In the ten years since US troops went into Afghanistan to hunt down al-Qaeda and its leaders, spending so far has run close to $2.7trn.

Future costs include long-term obligations to thousands of wounded veterans, and projected war spending from 2012 through 2020, the study says. Their estimates do not even include at least $1trn more in interest payments.

As for the human toll, it estimates that for every one of the 2,995 people killed on 9/11, 73 have been killed since as a result of US military engagement. About 224,000 to 258,000 people have died directly from warfare, including 125,000 civilians in Iraq.

Last week, Mr Obama ordered the US military to withdraw 10,000 military personnel from Afghanistan by the end of the year and another 23,000 by the summer of 2012. The "draw down" accounts for about a third of the current US presence of more than 110,000, and would leave 70,000 troops in place.

Britain currently has 9,500 troops in Afghanistan. Prime Minister David Cameron has said they will withdraw from combat roles by 2014, with a reduction of 400 within eight months.

Last year, UK government figures put the direct financial cost of fighting and reconstruction in both Iraq and Afghanistan at more than 20 billion.
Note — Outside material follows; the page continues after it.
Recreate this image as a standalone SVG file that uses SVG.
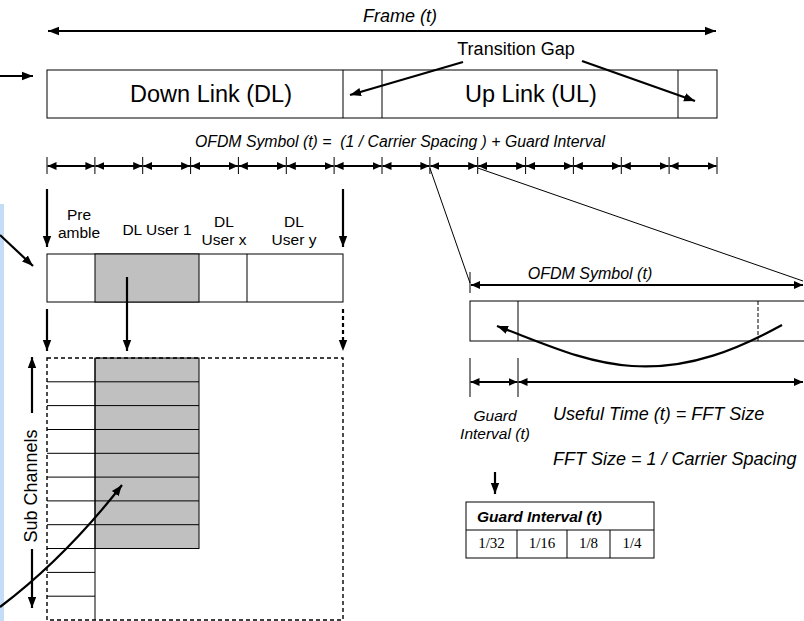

The final cost, including troops salaries and long-term care for the wounded, is likely to be far higher.

Britain's bill is much smaller than the US's, matching a troop deployment which is less than a tenth the size of the American contingent in Afghanistan, but domestic political pressures are similar. America's mayors have called on the White House to end the wars and bolster spending at home; London's former mayor Ken Livingstone has noted UK war spending could pay the bills for university fees ten times over.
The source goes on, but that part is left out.